16. Environmental Protection
16.1 The Supplier is certified according to the certification schemes ISO9000, ISO 14000 and has made a commitment to act responsibly in relation to the environment and to use raw materials with due care.
17. Withdrawal from Agreement
17.1 The Parties may withdraw from the Purchase Agreement only in case of substantial breach of the Agreement or in cases expressly stipulated in the Purchase Agreement or the these GTC or in cases expressly stipulated in the legal regulations, if it is not possible to deviate from Withdrawal will take effect on the day of delivery of the notice of withdrawal to the other Party.
17.2 Substantial breach of the Purchase Agreement shall be deemed to mean:
- Supplier’s delay with the performance of the Supply that is caused by the Supplier and lasts more than 30 days.

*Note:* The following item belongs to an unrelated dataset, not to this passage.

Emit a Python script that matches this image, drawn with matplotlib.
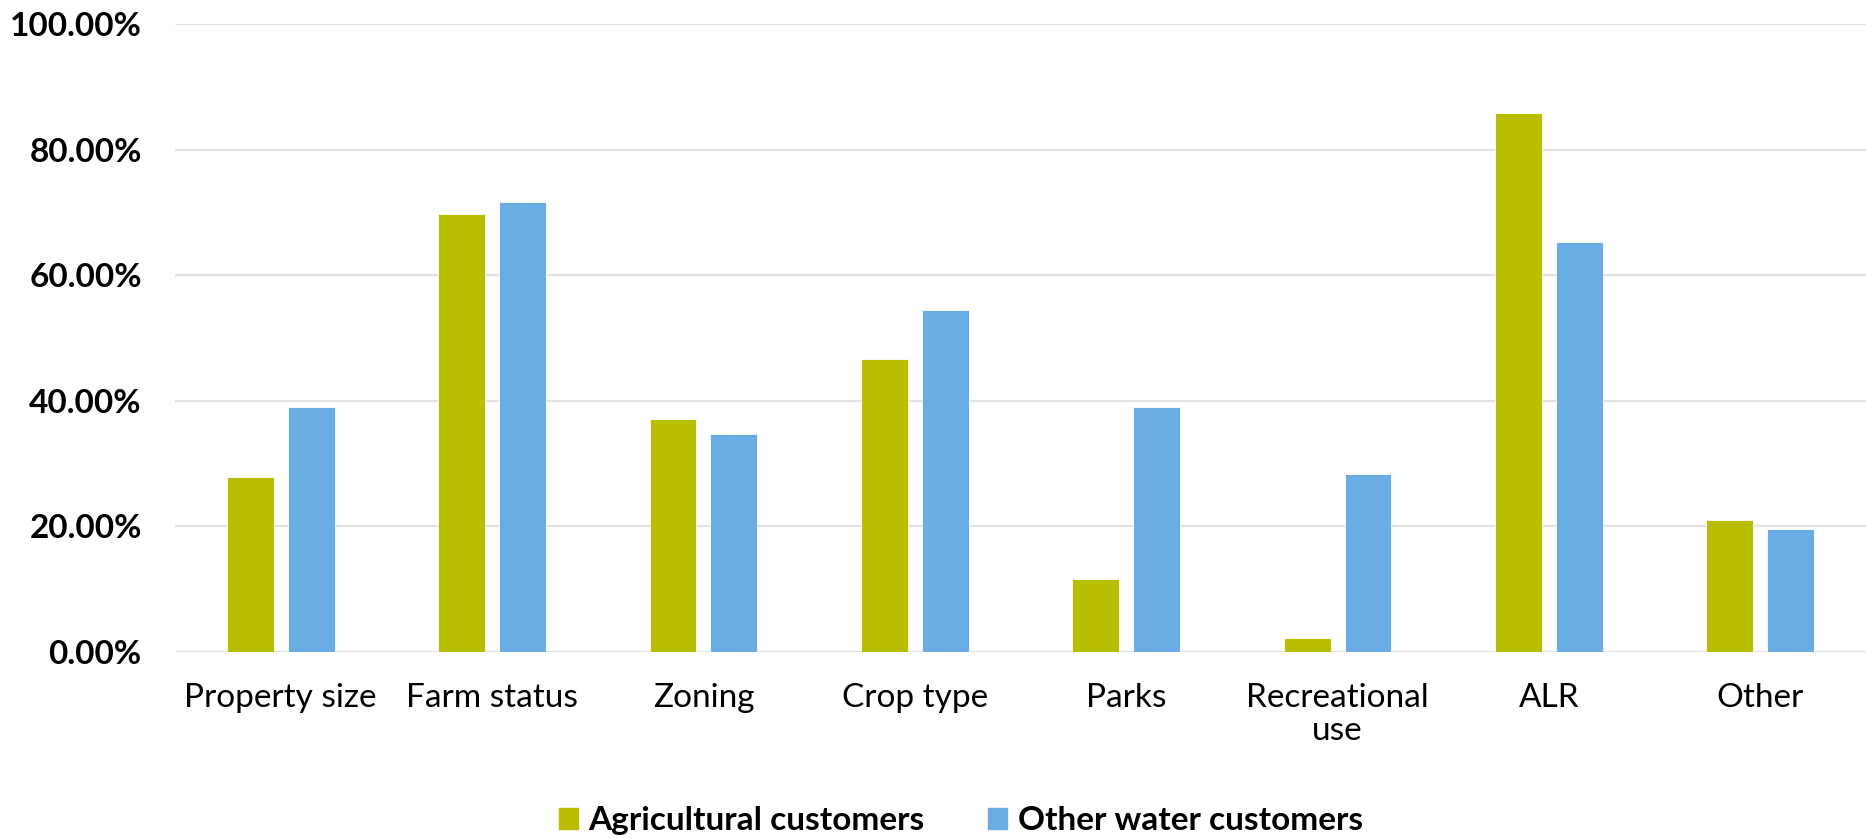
import matplotlib.pyplot as plt
import numpy as np
from matplotlib.patches import Patch
from matplotlib.ticker import FuncFormatter, MultipleLocator

categories = ["Property size", "Farm status", "Zoning", "Crop type",
              "Parks", "Recreational\nuse", "ALR", "Other"]
agricultural = [27.9, 69.8, 37.1, 46.6, 11.6, 2.3, 85.9, 21.0]
other_water = [39.0, 71.7, 34.7, 54.4, 39.0, 28.3, 65.3, 19.6]
series_names = ["Agricultural customers", "Other water customers"]

GREEN = "#B9BF00"
BLUE = "#6AACE4"
GRID = "#E3E3E3"

fig = plt.figure(figsize=(18.66, 8.39), dpi=100)
ax = fig.add_axes([175 / 1866, 187 / 839, 1 - 175 / 1866, 628 / 839])

x = np.arange(len(categories))
width = 0.222
offset = 0.144
ax.bar(x - offset, agricultural, width, color=GREEN, edgecolor="white", linewidth=0.6, zorder=3)
ax.bar(x + offset, other_water, width, color=BLUE, edgecolor="white", linewidth=0.6, zorder=3)

ax.set_xlim(-0.5, len(categories) - 0.5)
ax.set_ylim(0, 100)
ax.yaxis.set_major_locator(MultipleLocator(20))
ax.yaxis.set_major_formatter(FuncFormatter(lambda v, p: f"{v:.2f}%"))
ax.grid(axis="y", color=GRID, linewidth=1.6, zorder=0)
ax.set_axisbelow(True)
for s in ax.spines.values():
    s.set_visible(False)

ax.set_xticks(x)
ax.set_xticklabels(categories, fontfamily="Lato", fontsize=24, va="top",
                   linespacing=1.15)
ax.tick_params(axis="x", length=0, pad=22)
ax.tick_params(axis="y", length=0, pad=24)
for lab in ax.get_yticklabels():
    lab.set_fontfamily("Lato")
    lab.set_fontweight("bold")
    lab.set_fontsize(24)

handles = [Patch(color=GREEN), Patch(color=BLUE)]
fig.legend(handles, series_names, loc="center", bbox_to_anchor=(0.515, 0.022),
           ncol=2, frameon=False, handlelength=0.57, handleheight=0.57,
           handletextpad=0.33, columnspacing=1.9,
           prop={"family": "Lato", "weight": "bold", "size": 24})

fig.savefig("out.png", dpi=100, facecolor="white")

After expiration of this time, the Buyer will immediately notify the Supplier whether it insists on execution of the Supply. If the Buyer insists on performance of the Supply, the Buyer may withdraw from the Purchase Agreement only after the period of 30 days after delivery of the concerned notice to the Supplier expires without effect,
- Buyer's delay with the payment of a the charged amount exceeding 30 days,
- Buyer’s delay in providing the advance payment, which is longer than 5 days, if the advance payment has been agreed,
- failure to provide cooperation by the Buyer and the resulting subsequent Supplier's inability to perform, which is longer than 30 days,
- unauthorised handling of the results of the Supplier’s intellectual property by the Buyer and vice versa, violation in the areas of anti-corruption, protection of competition, anti- money laundering, as well as other criminal or administrative law.

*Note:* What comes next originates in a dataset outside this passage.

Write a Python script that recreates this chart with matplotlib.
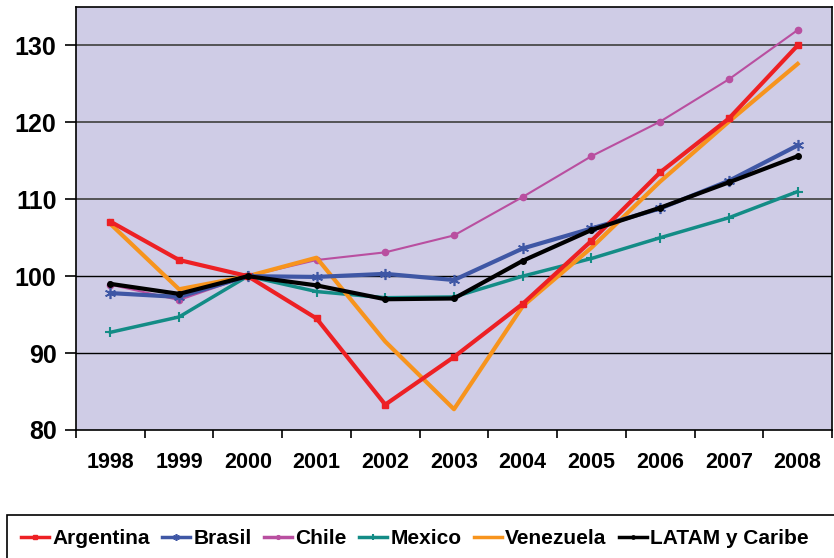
import matplotlib
matplotlib.use("Agg")
import matplotlib.pyplot as plt
from matplotlib.patches import Rectangle
import numpy as np

plt.rcParams['font.family'] = ['Liberation Sans', 'DejaVu Sans']
plt.rcParams['font.weight'] = 'bold'

years = ['1998', '1999', '2000', '2001', '2002', '2003', '2004', '2005', '2006', '2007', '2008']

argentina = [107.1, 102.1, 100.0, 94.5, 83.3, 89.5, 96.4, 104.6, 113.5, 120.5, 130.0]
brasil = [97.8, 97.3, 100.0, 99.9, 100.3, 99.5, 103.6, 106.2, 108.8, 112.4, 117.0]
chile = [98.9, 96.9, 100.0, 102.1, 103.1, 105.3, 110.3, 115.6, 120.1, 125.6, 132.0]
mexico = [92.7, 94.7, 100.0, 98.0, 97.2, 97.3, 100.0, 102.3, 105.0, 107.6, 111.0]
venezuela = [106.8, 98.3, 100.0, 102.4, 91.5, 82.7, 96.1, 103.7, 112.3, 120.1, 127.6]
latam = [99.0, 97.7, 100.0, 98.8, 97.0, 97.1, 102.0, 106.0, 108.9, 112.2, 115.6]

fig = plt.figure(figsize=(8.34, 5.58), dpi=100)
ax = fig.add_axes([0.0911, 0.2294, 0.9065, 0.7581])
ax.set_facecolor('#CFCCE6')

x = np.arange(len(years))

# gridlines
for v, c in [(90, 'black'), (100, 'black'), (110, '#4a4a4a'), (120, '#4a4a4a'), (130, '#4a4a4a')]:
    ax.axhline(v, color=c, lw=1.3 if c != 'black' else 1.0, zorder=1)

ax.plot(x, chile, color='#B94FA0', lw=1.5, marker='o', ms=4.5, label='Chile', zorder=2)
ax.plot(x, mexico, color='#138C86', lw=2.5, marker='+', ms=7, mew=1.5, label='Mexico', zorder=3)
ax.plot(x, venezuela, color='#F7941D', lw=3, label='Venezuela', zorder=4)
ax.plot(x, brasil, color='#3F57A5', lw=3, marker=(6, 2, 0), ms=8, mew=1.2, label='Brasil', zorder=5)
ax.plot(x, argentina, color='#ED2024', lw=3, marker='s', ms=4, label='Argentina', zorder=6)
ax.plot(x, latam, color='black', lw=3, marker='o', ms=4, label='LATAM y Caribe', zorder=7)

ax.set_xlim(-0.5, len(years) - 0.5)
ax.set_ylim(80, 135)
ax.set_yticks([80, 90, 100, 110, 120, 130])
ax.tick_params(axis='y', labelsize=18, length=8, width=1.2, direction='out', pad=6)
ax.set_xticks(x)
ax.set_xticklabels(years)
ax.set_xticks(np.arange(-0.5, len(years), 1), minor=True)
ax.tick_params(axis='x', which='major', length=0, labelsize=15.5, pad=16)
ax.tick_params(axis='x', which='minor', length=6, width=1.2, direction='out')
for s in ax.spines.values():
    s.set_color('black')
    s.set_linewidth(1.2)

handles, labels = ax.get_legend_handles_labels()
order = ['Argentina', 'Brasil', 'Chile', 'Mexico', 'Venezuela', 'LATAM y Caribe']
hs = [handles[labels.index(o)] for o in order]
leg = fig.legend(hs, order, loc='center left', bbox_to_anchor=(0.025, 0.035),
                 ncol=6, fontsize=15, frameon=False,
                 handlelength=1.35, handletextpad=0.15, columnspacing=0.6,
                 borderaxespad=0, borderpad=0, markerscale=0.6)
for line in leg.get_lines():
    line.set_linewidth(2.5)

# legend box
fig.add_artist(Rectangle((7 / 834, -0.05), 0.995, 0.127, transform=fig.transFigure,
                         fill=False, edgecolor='black', lw=1.2))

fig.savefig('out.png', dpi=100)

17.3 A Party will be entitled to withdraw from the Purchase Agreement with effect upon delivery of the notice containing expression of the intention to withdraw from the Purchase Agreement to the other Party if:
- the competent insolvency court issued a decision on the bankruptcy of the other Party, or the competent insolvency court rejected the application for a bankruptcy decision due to lack of assets of the other Party, or a substantiated insolvency petition was filed, which was not rejected within 30 days of its filing,
- the other Party has stopped its payments or is bankrupt,
- the enforcement of the decision or distrainment on assets of the other Party has been unsuccessful.
17.4 The Parties will be entitled to withdraw from the Purchase Agreement also in the case that the Force Majeure circumstances prevent implementation of the supply for more than 3 months.

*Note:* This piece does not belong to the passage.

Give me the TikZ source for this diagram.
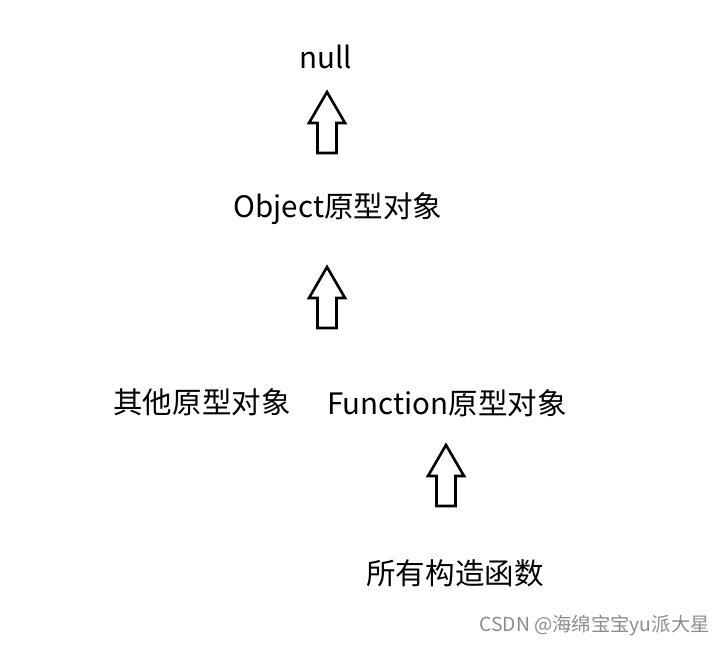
\documentclass[tikz,border=0pt]{standalone}
\usepackage{fontspec}
\setmainfont{Noto Sans CJK SC}
\usetikzlibrary{positioning}

\tikzset{
  label text/.style={font=\fontsize{16.8}{20}\selectfont, inner sep=0pt},
  mark text/.style={font=\fontsize{11}{13}\selectfont, text=black!45, inner sep=0pt},
  blockarrow/.pic={
    \draw[line width=1.5pt, fill=white, line join=miter]
      (0,0) -- (18,31) -- (9.5,31) -- (9.5,61) -- (-9.5,61)
      -- (-9.5,31) -- (-18,31) -- cycle;
  }
}

\begin{document}
\begin{tikzpicture}[x=0.02cm, y=-0.02cm]
  \useasboundingbox (0,0) rectangle (726,646);

  \node[label text] (null) at (326,57) {null};
  \node[label text] (objproto) at (338,209) {Object原型对象};
  \node[label text] (otherproto) at (202,402) {其他原型对象};
  \node[label text] (funcproto) at (447,403) {Function原型对象};
  \node[label text] (ctors) at (455,573) {所有构造函数};

  \pic at (327,92) {blockarrow};
  \pic at (327,267) {blockarrow};
  \pic at (446,445) {blockarrow};

  \node[mark text, anchor=east] (wmark) at (710,626) {CSDN @海绵宝宝yu派大星};
\end{tikzpicture}
\end{document}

17.5 In the event that the Supplier does not withdraw from the Purchase Agreement, it shall not be in delay with the discharge of any obligation under such Purchase Agreement for as long as the respective Buyer’s monetary payable is not paid.
18. Final Provisions
18.1 The present GTC and the contractual relationships between the Supplier and the Buyer and any claims arising out of or in connection with them shall be governed by the laws of the Czech Republic, excluding the application of the Vienna Convention on Contract Law and Conflict Standards and the United Nations Convention on Contracts for the International Sale of Goods. Unless the Agreement or these Terms and Conditions contain a respective own regulation, the rights and duties of the Parties shall be governed by Act No. 89/2012 Coll., Civil Code, as amended.
18.2 The Buyer and the Supplier have agreed upon exclusive jurisdiction of the courts of the Czech Republic in order to resolve any disputes that may arise in connection with the Purchase Agreement. However, the Supplier is also entitled to bring an action before a court in the country where the Buyer has its registered office if the claim made concerns payments with which the Buyer is in default or is otherwise related to them.
18.3 The application of § 1726, § 1740 (3), § 1744, § 1751 (2), § 1757 (2) and (3) and § 1950 of the Civil Code is expressly excluded.
18.4 These GTC apply to each Order confirmed by the Supplier and form an integral part of each Purchase Contract.
18.5 These GTC come into force and effect on 01/01/2021.